Bill Roberson knows he’s telling a story effectively when he can see the audience leaning forward in anticipation of his next words.

Roberson, 66, of Sonora, said some of the keys to being a great storyteller that he’s learned over the course of his career are loving the story you’re telling, believing in it, and being able to picture it clearly yourself.

“If you haven’t pictured it deeply in your imagination, the people you are telling it to won’t see it either,” he said.

In July, the National Storytelling Network will honor Roberson with its 2019 Oracle Award for Service and Leadership in the Pacific States Region. He was selected over other nominees from California, Oregon, Washington, Alaska and Hawaii.

The recognition is considered similar to an Academy Award for the art of storytelling, of which Roberson first became enthralled with at 10 years old when he and his brother discovered Pete Seeger’s TV show “Rainbow Quest.”

The legendary folk singer’s show in the mid-1960s showcased a wide variety of traditional American music and said to have served as inspiration for other musical greats, such as Bob Dylan.

“I thought I would just love to do that,” he said.

Roberson majored in early childhood development at California State University, San Francisco, which gave him an opportunity to share his deep appreciation for children’s music.

Timeless classics such as “Twinkle, Twinkle, Little Star,” “Jingle Bells,” “Coming Around the Mountain,” and “I’ve Been Working on the Railroad,” are good for the development of a child because of the repetition and generational connections.

“I think an invisible part of it is that it connects us to our parents, and grandparents, and great-grandparents, who also sang ‘Twinkle, Twinkle, Little Star,’ “ he said.

Roberson worked at San Francisco childhood daycare and preschools after college and in the city’s Office of Childcare while Sen. Dianne Feinstein was serving as mayor. He also taught at the UCSF Child Development Center.

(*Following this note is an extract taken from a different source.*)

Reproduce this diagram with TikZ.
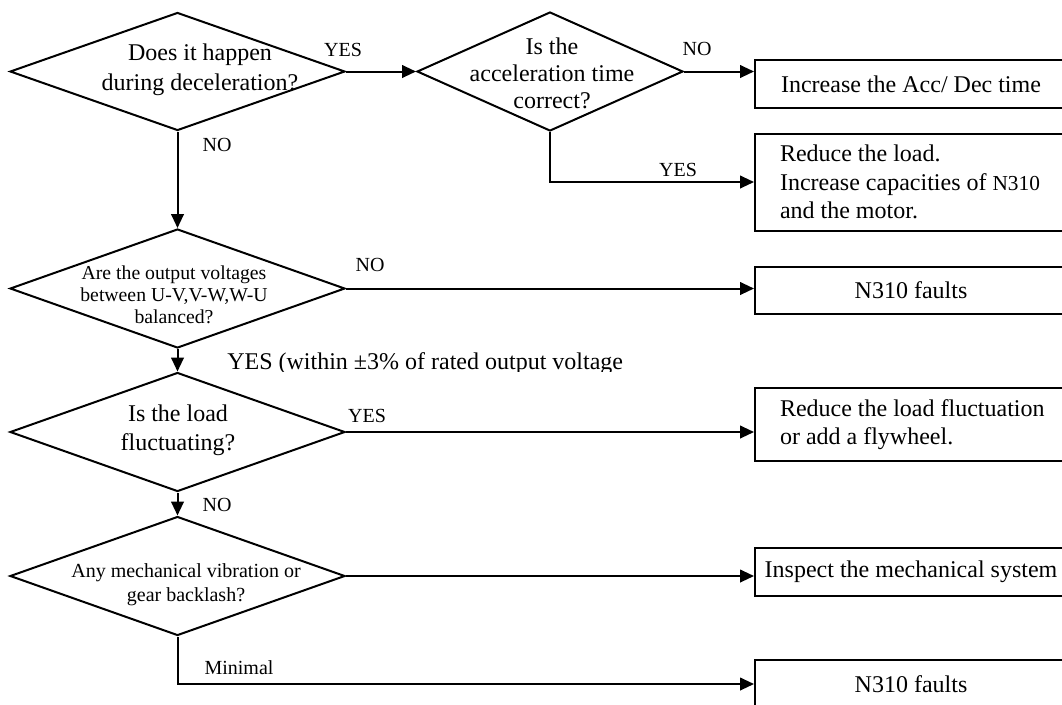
\documentclass[tikz,border=0pt]{standalone}
\usepackage{fontspec}
\setmainfont{Liberation Serif}
\usetikzlibrary{shapes.geometric,arrows.meta}
\begin{document}
\begin{tikzpicture}[x=0.75pt,y=-0.75pt,
  dia/.style={draw, line width=1.5pt, shape=diamond, inner sep=0pt,
              minimum width=251.25pt, minimum height=89.25pt},
  dtext/.style={inner sep=0pt, align=center},
  box/.style={draw, line width=1.5pt, rectangle, inner sep=0pt, anchor=west,
              minimum width=234pt, font=\fontsize{18}{21.4}\selectfont},
  lbox/.style={box, align=flush left, inner xsep=18.75pt, text width=230pt},
  lbl/.style={font=\fontsize{15}{18}\selectfont, inner sep=0pt},
  conn/.style={line width=1.5pt, -{Triangle[length=10.5pt,width=9.5pt]}}
]
\useasboundingbox (0,0) rectangle (1062,704);
\clip (0,0) rectangle (1062,704);

% decisions
\node[dia, minimum height=88.5pt] (d1) at (177.5,71.5) {};
\node[dtext, font=\fontsize{18}{22.5}\selectfont] (t1) at (200,70)
  {Does it happen\\during deceleration?};
\node[dia, minimum width=199.5pt] (d2) at (550,71.5) {};
\node[dtext, font=\fontsize{18}{20.25}\selectfont] (t2) at (552,73.5)
  {Is the\\acceleration time\\correct?};
\node[dia] (d3) at (177.5,288.5) {};
\node[dtext, font=\fontsize{14.8}{16.5}\selectfont] (t3) at (174,295)
  {Are the output voltages\\between U-V,V-W,W-U\\balanced?};
\node[dia] (d4) at (177.5,432) {};
\node[dtext, font=\fontsize{18}{21.75}\selectfont] (t4) at (178,430.5)
  {Is the load\\fluctuating?};
\node[dia] (d5) at (177.5,576) {};
\node[dtext, font=\fontsize{15}{18}\selectfont] (t5) at (186,585)
  {Any mechanical vibration or\\gear backlash?};

% actions
\node[box, minimum height=36pt] (b1) at (754,84) {Increase the Acc/ Dec time};
\node[lbox, minimum height=72.75pt] (b2) at (754,182)
  {Reduce the load.\\Increase capacities of {\fontsize{16}{21.4}\selectfont N310}\\and the motor.};
\node[box, minimum height=35.25pt] (b3) at (754,290.5) {N310 faults};
\node[lbox, minimum height=54.75pt, font=\fontsize{18}{21}\selectfont] (b4) at (754,424.5)
  {Reduce the load fluctuation\\or add a flywheel.};
\node[box, minimum height=36pt] (b5) at (754,572) {Inspect the mechanical system};
\node[box, minimum height=36pt] (b6) at (754,684) {N310 faults};

% connectors
\draw[conn] (d1.east) -- (d2.west);
\draw[conn] (d2.east) -- (d2.east -| b1.west);
\draw[conn] (d2.south) |- (b2.west);
\draw[conn] (d1.south) -- (d3.north);
\draw[conn] (d3.east) -- (d3.east -| b3.west);
\draw[conn] (d3.south) -- (d4.north);
\draw[conn] (d4.east) -- (d4.east -| b4.west);
\draw[conn] (d4.south) -- (d5.north);
\draw[conn] (d5.east) -- (d5.east -| b5.west);
\draw[conn] (d5.south) |- (b6.west);

% labels
\node[lbl] (l1) at (343,50) {YES};
\node[lbl] (l2) at (697,49) {NO};
\node[lbl] (l3) at (678,170) {YES};
\node[lbl] (l4) at (217,145) {NO};
\node[lbl] (l5) at (370,265) {NO};
\begin{scope}
  \clip (220,340) rectangle (700,371);
  \node[inner sep=0pt, anchor=west, font=\fontsize{18}{22}\selectfont] (l6) at (227,364)
    {YES (within ±3\% of rated output voltage};
\end{scope}
\node[lbl] (l7) at (367,416) {YES};
\node[lbl] (l8) at (217,505) {NO};
\node[lbl] (l9) at (239,668) {Minimal};
\end{tikzpicture}
\end{document}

In 1986, Roberson permanently moved to Tuolumne County, a place he visited often with family as a child. He had his own child the following year, a daughter named Piper, who encouraged him to stay close to home as opposed to touring the country like many other storytellers.

“I never felt the need to be a national storyteller,” he said. “There’s a lovely audience right here.”

Over the ensuing decades, Roberson brought music and stories to countless children and their families at local schools, libraries, fairs, festivals and bookshops.

Roberson hosted the program “Tall Tales and Silly Songs” each summer from 1987 until 2017 at the amphitheater at Pinecrest Reservoir, according to a news release by B.Z. Smith, a storyteller and president of the Mother Lode Storytelling Guild.

Hosting the program at Pinecrest allowed Roberson to bring together children and their parents through songs and stories that crossed generational boundaries.

“The point of it was to get families to sing together,” he said. “Not new songs, but old songs that parents might remember from their childhoods. Those are the songs with staying power that we need to feed to our children.”

Roberson said the high point of his career was as one of the three founding members of Sierra Waldorf School in Jamestown. He worked at the school from 1989 to late last year, first as a kindergarten teacher and later as its enrollment director, until health reasons forced him to retire.

Colleen McCool, Roberson’s wife, teaches kindergarten at the school.

Dominick Restivo is slotted to accept the award on Roberson’s behalf at the National Storytelling Network’s Summer Summit on July 26 in Fremont.

Restivo is Roberson’s protege and former student. He’s also the son of Cynthia Restivo, whom Roberson has worked with for over 20 years, including two award-winning recording projects.

“Bill has pulled the old songs and stories into the future, breathing new life into them and keeping them alive in the imaginings of children,” Cynthia Restivo said in the news release.”These ‘little pieces’ that he has shared are rich and lively, always inviting children and their parents into the joys of oral language traditions.”